Outgoing White House press secretary Jay Carney was grilled on CNN Tuesday night over the controversial deal President Barack Obama made to secure the release of Sgt. Bowe Bergdahl — and one particular question appeared to have him momentarily lost for words.
"Were you aware that, that Bergdahl's father would speak Arabic and Pashto in his remarks?" Anderson Cooper asked.
"But, I — I, uh— I'm not sure that — of the relevance of that question," a seemingly caught off-guard Carney responded. "Is that a reason not to be happy for a father, that his son who has been held in captivity by a brutal enemy is being returned to him and the United States? I mean, I think that's entirely beside the point."
Watch the clip (starts at roughly 5:30 point):
Earlier in the interview, Cooper had grilled Carney over whether it can "still be said that the United States does not negotiate with terrorists."
"It can be, Anderson, because when you put on the uniform of the United States and you go and fight on behalf of your country in a foreign land at war, and you’re taken captive by the enemy, the principle that we don’t leave our men and women behind doesn’t have an asterisk attached to it depending on who’s holding you," Carney answered. "The principle is inviolate, and that’s what we pursued here."
That response didn't appear to quell Cooper who continued pressing.
"Even if it was a group like Al Qaeda, there would be negotiations with them?" he asked.
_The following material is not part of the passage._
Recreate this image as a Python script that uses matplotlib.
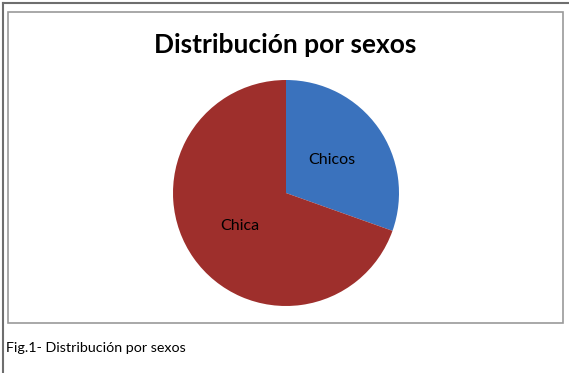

"Again — but that’s not the case here," Carney said. "What I’m saying is he was a prisoner in an armed conflict, and we were engaged in an effort for five years to try to recover him. As an admiral said on TV today, he said when one of your shipmates goes overboard, you go get them. You don’t ask whether he jumped or he was pushed or he fell. You go get him first and then you find out."